Among credit unions, which are not-for-profit, sharing was commonly viewed as being in the best interest of members and also afforded opportunities for additional member services.
Similarly, Osborne said most of the credit union privacy notices he has seen are disclosing that they do share and will continue to share in order to expand service offerings to customers.
Slightly more than half of finance companies sampled by Bankers Systems indicated they either planned to share or reserve the right to share.
Asset size appeared to play a role in the decision whether or not to engage in third-party information sharing. According to the analysis, the larger the institution, the more likely it would share.
Of banks and savings institutions with more than $1 billion in assets, 63.5 percent disclosed that they currently share or plan to share, compared to 30 percent of banks and savings associations with assets under $1 billion.

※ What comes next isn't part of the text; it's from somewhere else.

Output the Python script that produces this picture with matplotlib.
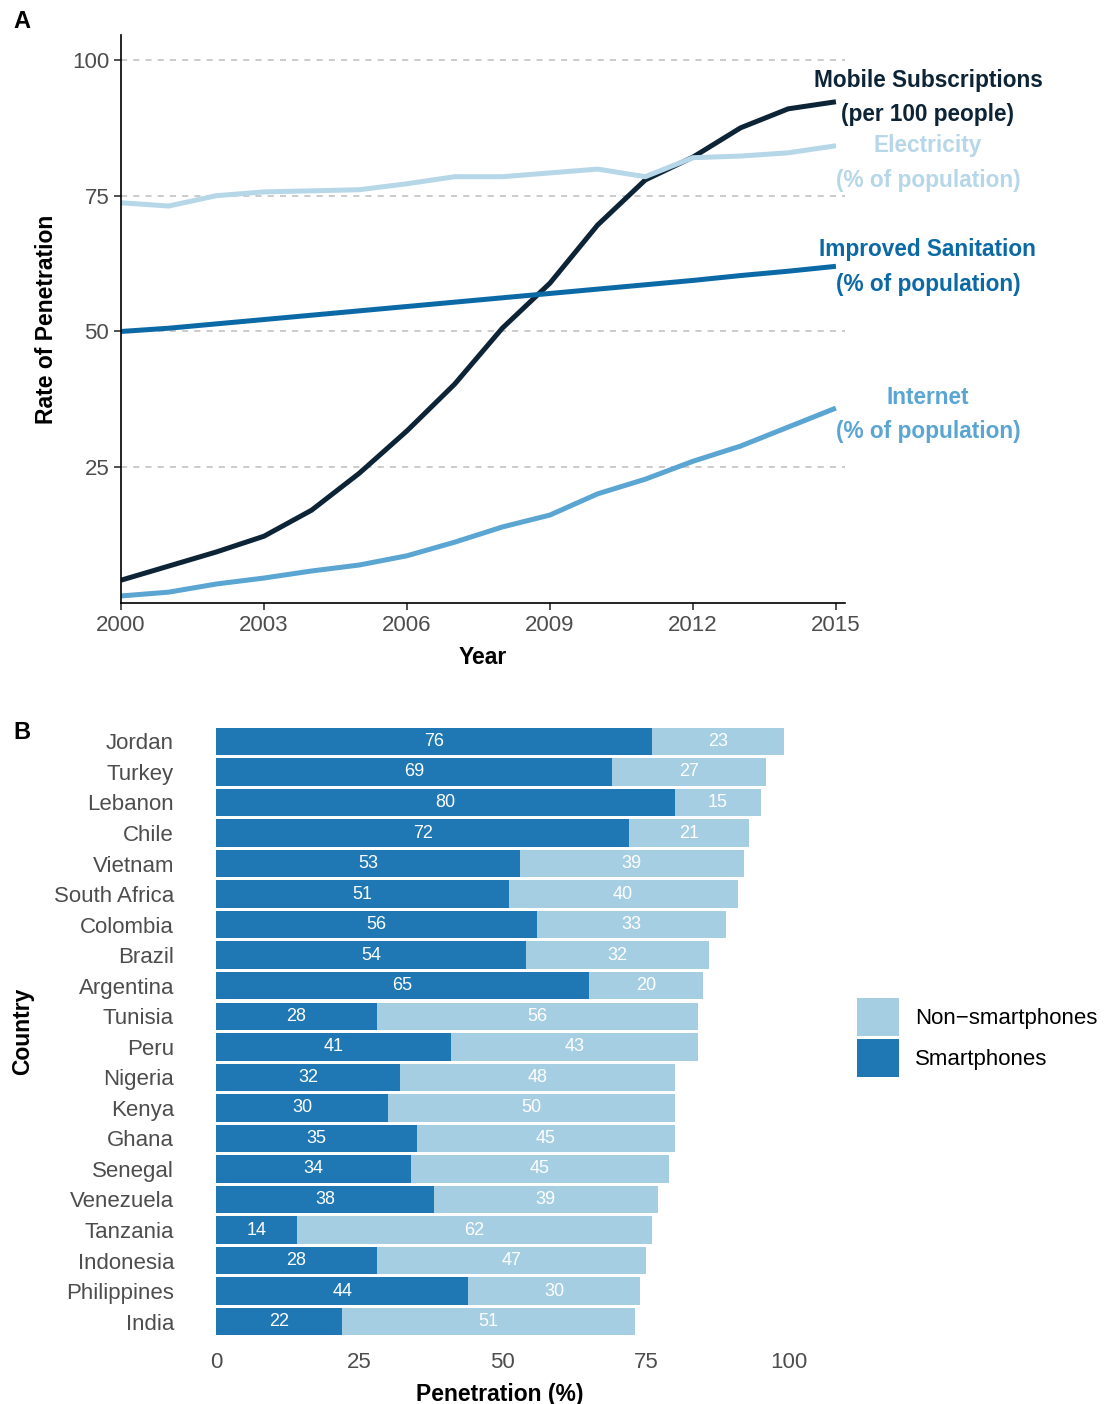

In state-by-state comparisons, Michigan was one of two states in which the majority of institutions sampled were “sharing” institutions. In Michigan, 71.7 percent indicated they plan to share customer data. Utah came in second, with 69.2 percent of institutions planning to share.
In adhering to the new requirements, financial institutions have had to perform self-assessments of all their collection practices, Osborne said. His firm has assisted more than 30 companies in the process.
Every one to three years every financial institution gets a visit from a federal regulator, so beginning next month, regulators will be testing for privacy information as well.
Julie Smith, spokesperson for the Office of Financial and Insurance Services, Michigan Department of Consumer & Industry Services, suggested that compliance might already be a moot point in Michigan.
“We don’t foresee a problem with Michigan financial institutions missing the compliance deadline,” she said. “The privacy rules from the federal regulators for banks have already occurred and they’ve had some time to take a look at those, so those will not be a problem at all.”